WHAT THIS TASK INVOLVES:
Leave out the pictures, and return only the lines running from the one that contains "Rebuild this chart" to the one that contains "from matplotlib.patches import Rectangle", both included, exactly as they appear.

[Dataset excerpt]
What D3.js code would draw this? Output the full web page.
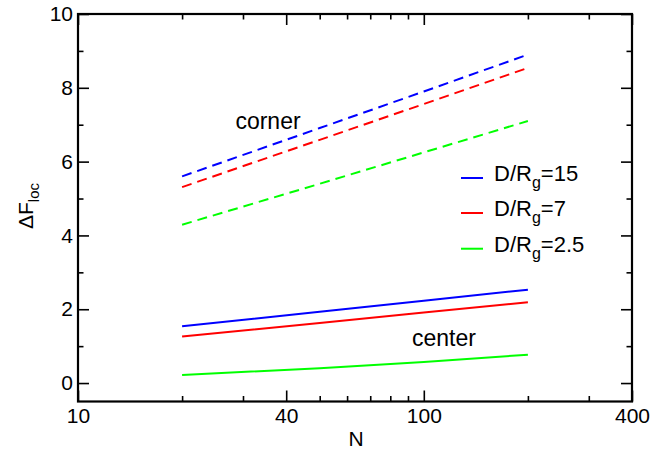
<!DOCTYPE html>
<html>
<head>
<meta charset="utf-8">
<script src="https://cdn.jsdelivr.net/npm/d3@7"></script>
<style>
  html, body { margin: 0; padding: 0; background: #fff; }
  svg { display: block; }
  text { font-family: "Liberation Sans", Arial, Helvetica, sans-serif; fill: #000; }
</style>
</head>
<body>
<svg id="chart" width="669" height="451"></svg>
<script>
// ---- data ----
const N = [20, 50, 100, 200];
const cornerD15  = [5.60, 6.91, 7.90, 8.90];
const cornerD7   = [5.31, 6.59, 7.56, 8.54];
const cornerD2_5 = [4.29, 5.40, 6.25, 7.10];
const centerD15  = [1.54, 1.93, 2.23, 2.53];
const centerD7   = [1.26, 1.63, 1.91, 2.19];
const centerD2_5 = [0.22, 0.40, 0.57, 0.77];

const seriesColors = ["#0000ff", "#ff0000", "#00ff00"];
const legendLabels = [["D/R", "g", "=15"], ["D/R", "g", "=7"], ["D/R", "g", "=2.5"]];

const xMajorTicks = [10, 40, 100, 400];
const xMinorTicks = [20, 30, 50, 60, 70, 80, 90, 200, 300];
const yMajorTicks = [0, 2, 4, 6, 8, 10];
const yMinorTicks = [1, 3, 5, 7, 9];

// ---- layout ----
const W = 669, H = 451;
const margin = {left: 78, top: 14, right: 37, bottom: 49.5};
const iw = W - margin.left - margin.right;
const ih = H - margin.top - margin.bottom;

const svg = d3.select("#chart");
const g = svg.append("g").attr("transform", `translate(${margin.left},${margin.top})`);

const x = d3.scaleLog().domain([10, 400]).range([0, iw]);
const y = d3.scaleLinear().domain([-0.5, 10]).range([ih, 0]);

// ---- lines ----
const line = d3.line().x(d => x(d[0])).y(d => y(d[1]));
const cornerSets = [cornerD15, cornerD7, cornerD2_5];
const centerSets = [centerD15, centerD7, centerD2_5];

cornerSets.forEach((vals, i) => {
  g.append("path")
    .datum(N.map((n, j) => [n, vals[j]]))
    .attr("d", line)
    .attr("fill", "none")
    .attr("stroke", seriesColors[i])
    .attr("stroke-width", 2)
    .attr("stroke-dasharray", "10,6");
});
centerSets.forEach((vals, i) => {
  g.append("path")
    .datum(N.map((n, j) => [n, vals[j]]))
    .attr("d", line)
    .attr("fill", "none")
    .attr("stroke", seriesColors[i])
    .attr("stroke-width", 2);
});

// ---- axes ----
const fmt = d => String(d);
function styleAxis(sel) {
  sel.select(".domain").remove();
  sel.selectAll(".tick line").attr("stroke", "#000").attr("stroke-width", 1.6);
  sel.selectAll(".tick text").style("font-size", "21px").attr("fill", "#000");
}

// bottom
g.append("g").attr("transform", `translate(0,${ih})`)
  .call(d3.axisBottom(x).tickValues(xMajorTicks).tickFormat(fmt).tickSizeInner(-11).tickSizeOuter(0).tickPadding(8))
  .call(styleAxis)
  .selectAll(".tick text").attr("dy", "0.71em").attr("y", 7);
g.append("g").attr("transform", `translate(0,${ih})`)
  .call(d3.axisBottom(x).tickValues(xMinorTicks).tickFormat("").tickSizeInner(-5.5).tickSizeOuter(0))
  .call(styleAxis);
// top
g.append("g")
  .call(d3.axisTop(x).tickValues(xMajorTicks).tickFormat("").tickSizeInner(-11).tickSizeOuter(0))
  .call(styleAxis);
g.append("g")
  .call(d3.axisTop(x).tickValues(xMinorTicks).tickFormat("").tickSizeInner(-5.5).tickSizeOuter(0))
  .call(styleAxis);
// left
g.append("g")
  .call(d3.axisLeft(y).tickValues(yMajorTicks).tickFormat(fmt).tickSizeInner(-11).tickSizeOuter(0).tickPadding(6))
  .call(styleAxis)
  .selectAll(".tick text").attr("x", -5);
g.append("g")
  .call(d3.axisLeft(y).tickValues(yMinorTicks).tickFormat("").tickSizeInner(-5.5).tickSizeOuter(0))
  .call(styleAxis);
// right
g.append("g").attr("transform", `translate(${iw},0)`)
  .call(d3.axisRight(y).tickValues(yMajorTicks).tickFormat("").tickSizeInner(-11).tickSizeOuter(0))
  .call(styleAxis);
g.append("g").attr("transform", `translate(${iw},0)`)
  .call(d3.axisRight(y).tickValues(yMinorTicks).tickFormat("").tickSizeInner(-5.5).tickSizeOuter(0))
  .call(styleAxis);

// frame
g.append("rect").attr("x", 0).attr("y", 0).attr("width", iw).attr("height", ih)
  .attr("fill", "none").attr("stroke", "#000").attr("stroke-width", 2.2);

// ---- axis titles ----
svg.append("text")
  .attr("x", 356)
  .attr("y", 446)
  .attr("text-anchor", "middle")
  .style("font-size", "21px")
  .text("N");

const yt = svg.append("text")
  .attr("transform", `translate(33,206) rotate(-90)`)
  .attr("text-anchor", "middle")
  .style("font-size", "21px");
yt.append("tspan").text("ΔF");
yt.append("tspan").attr("dy", 6).style("font-size", "15px").text("loc");

// ---- annotations ----
svg.append("text").attr("x", 268).attr("y", 129).attr("text-anchor", "middle")
  .style("font-size", "23px").text("corner");
svg.append("text").attr("x", 444).attr("y", 346).attr("text-anchor", "middle")
  .style("font-size", "23px").text("center");

// ---- legend ----
const leg = g.append("g");
const legY = [5.556, 4.607, 3.64];
legendLabels.forEach((lab, i) => {
  const yy = y(legY[i]);
  leg.append("line")
    .attr("x1", 461 - margin.left).attr("x2", 483 - margin.left)
    .attr("y1", yy).attr("y2", yy)
    .attr("stroke", seriesColors[i]).attr("stroke-width", 2);
  const t = leg.append("text")
    .attr("x", 494 - margin.left).attr("y", yy + 3)
    .style("font-size", "22px");
  t.append("tspan").text(lab[0]);
  t.append("tspan").attr("dy", 7).style("font-size", "16px").text(lab[1]);
  t.append("tspan").attr("dy", -7).text(lab[2]);
});
</script>
</body>
</html>
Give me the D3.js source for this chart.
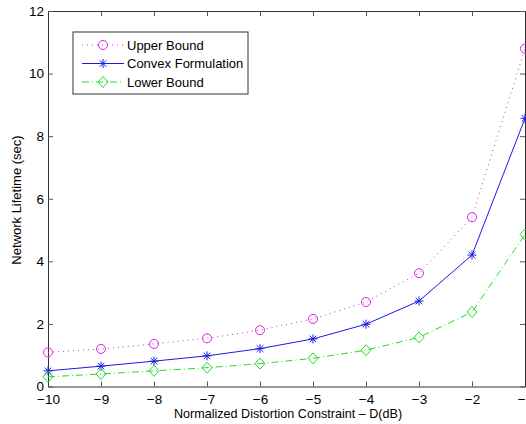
<!DOCTYPE html>
<html>
<head>
<meta charset="utf-8">
<script src="https://cdn.jsdelivr.net/npm/d3@7"></script>
<style>
  body { margin: 0; background: #fff; }
  text { font-family: "Liberation Sans", Arial, sans-serif; fill: #000; }
</style>
</head>
<body>
<div id="chart"></div>
<script>
var svgWidth = 526;
var svgHeight = 424;

var margin = { top: 11, right: 1, bottom: 37.5, left: 48 };
var width = svgWidth - margin.left - margin.right;
var height = svgHeight - margin.top - margin.bottom;

// data
var distortion = [-10, -9, -8, -7, -6, -5, -4, -3, -2, -1];
var upperBound = [1.09, 1.2, 1.36, 1.54, 1.8, 2.16, 2.7, 3.62, 5.41, 10.8];
var convexForm = [0.5, 0.65, 0.81, 0.98, 1.21, 1.52, 1.99, 2.73, 4.2, 8.57];
var lowerBound = [0.31, 0.4, 0.5, 0.6, 0.73, 0.9, 1.16, 1.57, 2.38, 4.86];
var xTicks = [-10, -9, -8, -7, -6, -5, -4, -3, -2, -1];
var yTicks = [0, 2, 4, 6, 8, 10, 12];
var seriesNames = ["Upper Bound", "Convex Formulation", "Lower Bound"];

var series = [
  { name: seriesNames[0], values: upperBound, color: "#e020e0", dash: "1,4", marker: "circle" },
  { name: seriesNames[1], values: convexForm, color: "#1a1ae6", dash: null, marker: "star" },
  { name: seriesNames[2], values: lowerBound, color: "#22dd22", dash: "7,3,1,3", marker: "diamond" }
];

var svg = d3.select("#chart")
  .append("svg")
  .attr("width", svgWidth)
  .attr("height", svgHeight);

var chartGroup = svg.append("g")
  .attr("transform", `translate(${margin.left}, ${margin.top})`);

var x = d3.scaleLinear().domain([-10, -1]).range([0, width]);
var y = d3.scaleLinear().domain([0, 12]).range([height, 0]);

// axes with inward ticks on all four sides
function fmt(d) { return d < 0 ? "\u2212" + Math.abs(d) : d; }

var bottomAxis = chartGroup.append("g")
  .attr("transform", `translate(0, ${height})`)
  .call(d3.axisBottom(x).tickValues(xTicks).tickSizeInner(-5).tickSizeOuter(0).tickPadding(8).tickFormat(fmt));
var topAxis = chartGroup.append("g")
  .call(d3.axisTop(x).tickValues(xTicks).tickSizeInner(-5).tickSizeOuter(0).tickFormat(""));
var leftAxis = chartGroup.append("g")
  .call(d3.axisLeft(y).tickValues(yTicks).tickSizeInner(-5).tickSizeOuter(0).tickPadding(4));
var rightAxis = chartGroup.append("g")
  .attr("transform", `translate(${width}, 0)`)
  .call(d3.axisRight(y).tickValues(yTicks).tickSizeInner(-5).tickSizeOuter(0).tickFormat(""));

[bottomAxis, topAxis, leftAxis, rightAxis].forEach(function(a) {
  a.select(".domain").attr("stroke", "#333").attr("stroke-width", 1);
  a.selectAll(".tick line").attr("stroke", "#555");
  a.selectAll("text").style("font-size", "13.5px").attr("fill", "#000")
    .style("font-family", "'Liberation Sans', Arial, sans-serif");
});

// series
var line = d3.line()
  .x(function(d, i) { return x(distortion[i]); })
  .y(function(d) { return y(d); });

function drawMarker(g, kind, color) {
  if (kind === "circle") {
    g.append("circle").attr("r", 4.5).attr("fill", "none").attr("stroke", color).attr("stroke-width", 1);
  } else if (kind === "diamond") {
    g.append("path").attr("d", "M0,-5.5L5,0L0,5.5L-5,0Z").attr("fill", "none").attr("stroke", color).attr("stroke-width", 1);
  } else {
    g.append("path").attr("d", "M0,-4.5V4.5M-4.5,0H4.5M-3.3,-3.3L3.3,3.3M-3.3,3.3L3.3,-3.3")
      .attr("fill", "none").attr("stroke", color).attr("stroke-width", 1);
  }
}

series.forEach(function(s) {
  chartGroup.append("path")
    .datum(s.values)
    .attr("d", line)
    .attr("fill", "none")
    .attr("stroke", s.color)
    .attr("stroke-width", 1)
    .attr("stroke-dasharray", s.dash);

  chartGroup.selectAll(null)
    .data(s.values)
    .enter()
    .append("g")
    .attr("transform", function(d, i) { return `translate(${x(distortion[i])}, ${y(d)})`; })
    .each(function() { drawMarker(d3.select(this), s.marker, s.color); });
});

// axis labels
svg.append("text")
  .attr("x", 288)
  .attr("y", 418)
  .attr("text-anchor", "middle")
  .style("font-size", "12.6px")
  .text("Normalized Distortion Constraint \u2013 D(dB)");

svg.append("text")
  .attr("transform", "rotate(-90)")
  .attr("x", -200)
  .attr("y", 21)
  .attr("text-anchor", "middle")
  .style("font-size", "13px")
  .text("Network Lifetime (sec)");

// legend
var legend = svg.append("g").attr("transform", "translate(73, 32)");
legend.append("rect")
  .attr("width", 175)
  .attr("height", 62)
  .attr("fill", "#fff")
  .attr("stroke", "#333")
  .attr("stroke-width", 1);

series.forEach(function(s, i) {
  var row = legend.append("g").attr("transform", `translate(0, ${13 + i * 18.5})`);
  row.append("line")
    .attr("x1", 9).attr("x2", 51)
    .attr("stroke", s.color)
    .attr("stroke-width", 1)
    .attr("stroke-dasharray", s.dash);
  drawMarker(row.append("g").attr("transform", "translate(30, 0)"), s.marker, s.color);
  row.append("text")
    .attr("x", 54)
    .attr("y", 4.5)
    .style("font-size", "13px")
    .text(s.name);
});
</script>
</body>
</html>
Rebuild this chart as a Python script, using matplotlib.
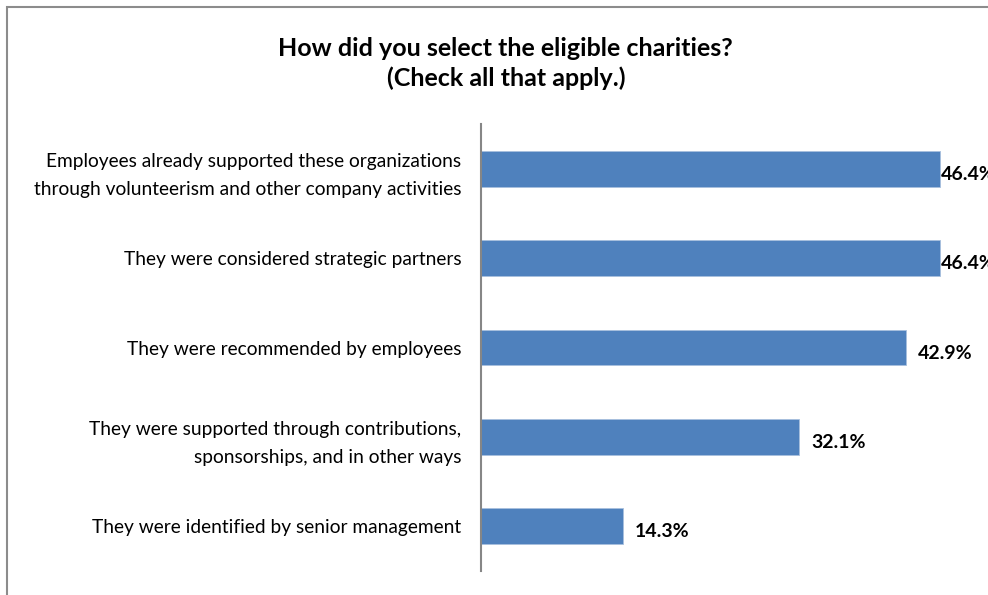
import matplotlib
matplotlib.use('Agg')
import matplotlib.pyplot as plt
from matplotlib.patches import Rectangle

# data, top to bottom as in the chart
categories = [
    'Employees already supported these organizations\nthrough volunteerism and other company activities',
    'They were considered strategic partners',
    'They were recommended by employees',
    'They were supported through contributions,\nsponsorships, and in other ways',
    'They were identified by senior management',
]
values = [46.4, 46.4, 42.9, 32.1, 14.3]
value_labels = ['46.4%', '46.4%', '42.9%', '32.1%', '14.3%']
title = 'How did you select the eligible charities?\n(Check all that apply.)'

plt.rcParams['font.family'] = ['Lato', 'DejaVu Sans']

bar_color = '#4F81BD'

fig = plt.figure(figsize=(9.88, 5.95), dpi=100)
# outer chart border (right/bottom edges fall outside the image)
fig.patches.append(Rectangle((7 / 988, -0.1), 1.2, 1 - 7 / 595 + 0.1,
                             transform=fig.transFigure, fill=False,
                             edgecolor='#8c8c8c', linewidth=1.5))

ax = fig.add_axes([481 / 988, 24 / 595, 495 / 988, 447 / 595])
ypos = list(range(len(categories)))
ax.barh(ypos, values, height=0.4, color=bar_color, edgecolor='#a8c0de', linewidth=0.6)
ax.set_xlim(0, 50)
ax.set_ylim(len(categories) - 0.5, -0.5)
ax.set_yticks(ypos)
ax.set_yticklabels(categories, fontsize=13.8, linespacing=1.75)
ax.tick_params(axis='y', length=0, pad=14)
ax.set_xticks([])
for s in ['top', 'right', 'bottom']:
    ax.spines[s].set_visible(False)
ax.spines['left'].set_color('#868686')
ax.spines['left'].set_linewidth(1.5)

vmax = max(values)
for y, v, lab in zip(ypos, values, value_labels):
    pad = 0 if v == vmax else 9
    ax.annotate(lab, (v, y), xytext=(pad, -4), textcoords='offset points',
                va='center', ha='left', fontsize=14, fontweight='bold',
                annotation_clip=False)

fig.text(0.512, 0.893, title, ha='center', va='center', fontsize=18,
         fontweight='bold', linespacing=1.35)

fig.savefig('out.png', dpi=100)
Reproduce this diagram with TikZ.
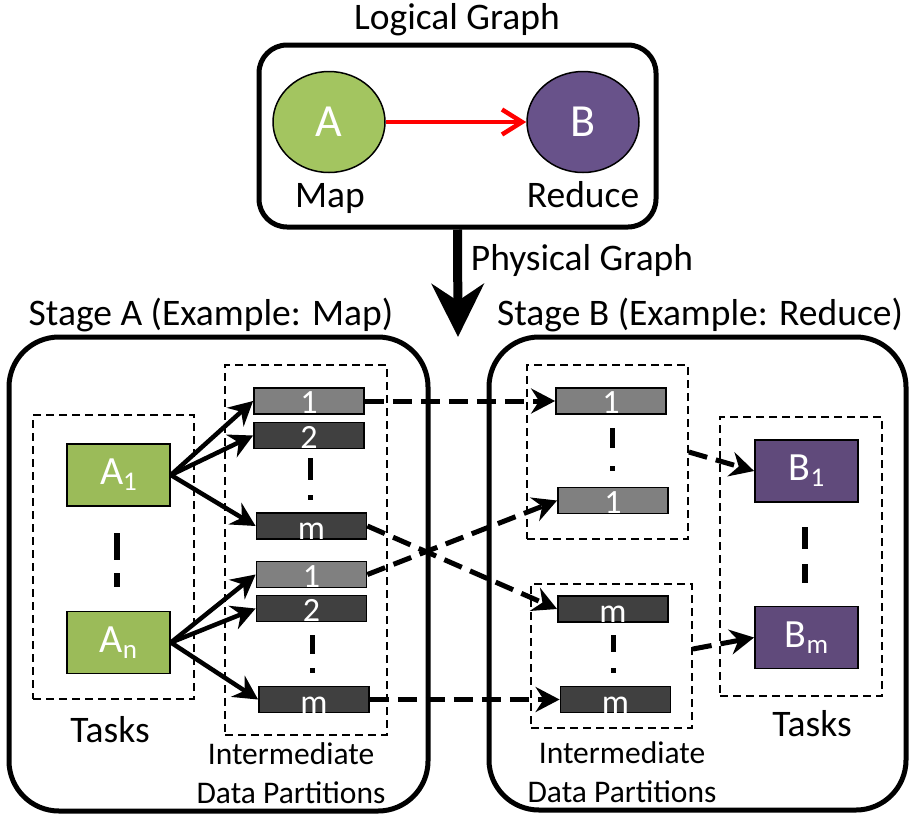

FINAL RESULT:
Rebuild this chart as a Python script, using matplotlib.
import matplotlib
matplotlib.use('Agg')
import matplotlib.pyplot as plt
from matplotlib.patches import Rectangle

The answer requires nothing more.